Il n'est pas nécessaire d'espérer pour entreprendre… Le dialogue auquel on nous a conviés se déroule surtout au sein de la majorité. C'est bien dommage car nous défendons une position qu'un libéral comme vous devrait partager : la liberté consiste à pouvoir l'exercer ; l'État se donne les moyens d'en contrôler l'abus. Vous l'avez dit, lorsque les parents, dont le rôle est d'élever leurs enfants, sont défaillants, l'État peut intervenir. Mais je conçois mal ce que peut signifier une autorisation a priori.
L'État peut lui aussi être défaillant lorsqu'il exerce le contrôle de cette liberté. Nous avons déjà évoqué l'absence de dialogue avec les élus locaux – alors que le maire est censé contrôler les conditions matérielles et l'Éducation nationale le contenu pédagogique – des contrôles trop tardifs et trop rares, des contrôles réalisés par des agents dont ce n'est pas la spécialité – ne faudrait-il pas à cet égard un corps spécifique ? Il est vrai que l'État communique difficilement les chiffres, mais je peux vous dire que, dans ma commune, le nombre d'enfants concernés par l'instruction en famille est passé de 27 à 47 en cinq ans. L'évolution est inquiétante, mais aucun moyen supplémentaire n'a été donné pour augmenter les contrôles !

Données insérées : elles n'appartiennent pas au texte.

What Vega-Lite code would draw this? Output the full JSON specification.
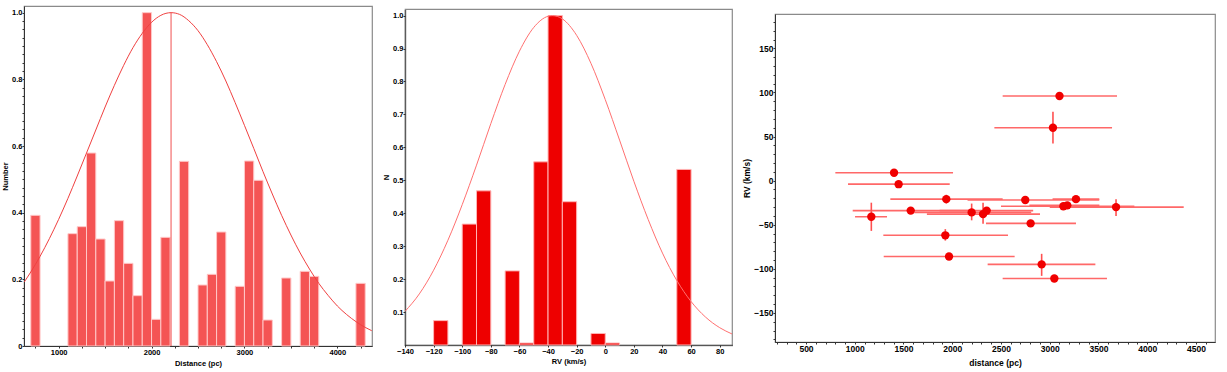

Je ne cherche pas la controverse idéologique, mais j'en ai assez des politiques déclamatoires sans effet sur le terrain. Je propose de maintenir le système déclaratif, considérant que la liberté est la règle et que l'État n'intervient qu'en cas de défaillance, comme lors de maltraitances – et priver un enfant d'instruction est une maltraitance. Je propose donc, à l'amendement CS1610, de conserver une déclaration simple, mais de prévoir que dans le mois suivant sa réception, l'autorité compétente effectue un contrôle des conditions de réalisation de l'instruction. Je poursuis le même objectif, mais j'inverse la logique : il faut lutter contre ceux qui abusent, tout en permettant aux autres d'exercer leur liberté.
En outre, les parents doivent pouvoir être accompagnés par l'État, qui ne serait plus seulement censeur, mais aussi conseiller. Je propose à l'amendement CS1611 que les familles puissent demander avis et conseil à l'autorité compétente en matière d'éducation pour l'élaboration de leur projet pédagogique. J'ai dit tout à l'heure que les enfants qui ne sont pas accueillis par l'Éducation nationale dans des conditions satisfaisantes devraient se voir offrir des alternatives. J'ai rencontré de nombreuses familles, dont des parents d'enfants précoces en Seine-Saint-Denis, en demande d'aide. Mais l'éducation nationale n'est pas en capacité de faire du sur-mesure. Je ne parle évidemment pas des familles dont les enfants seraient sans doute renvoyés à l'école si elles étaient contrôlées – je suis même favorable à ce que le droit à l'instruction en famille soit dénié aux personnes figurant dans un fichier de radicalisation.
Je ne doute pas que nous trouverons, dans l'hémicycle peut-être, un équilibre grâce auquel des familles pourront jouir de cette possibilité, dans l'intérêt de leur enfant.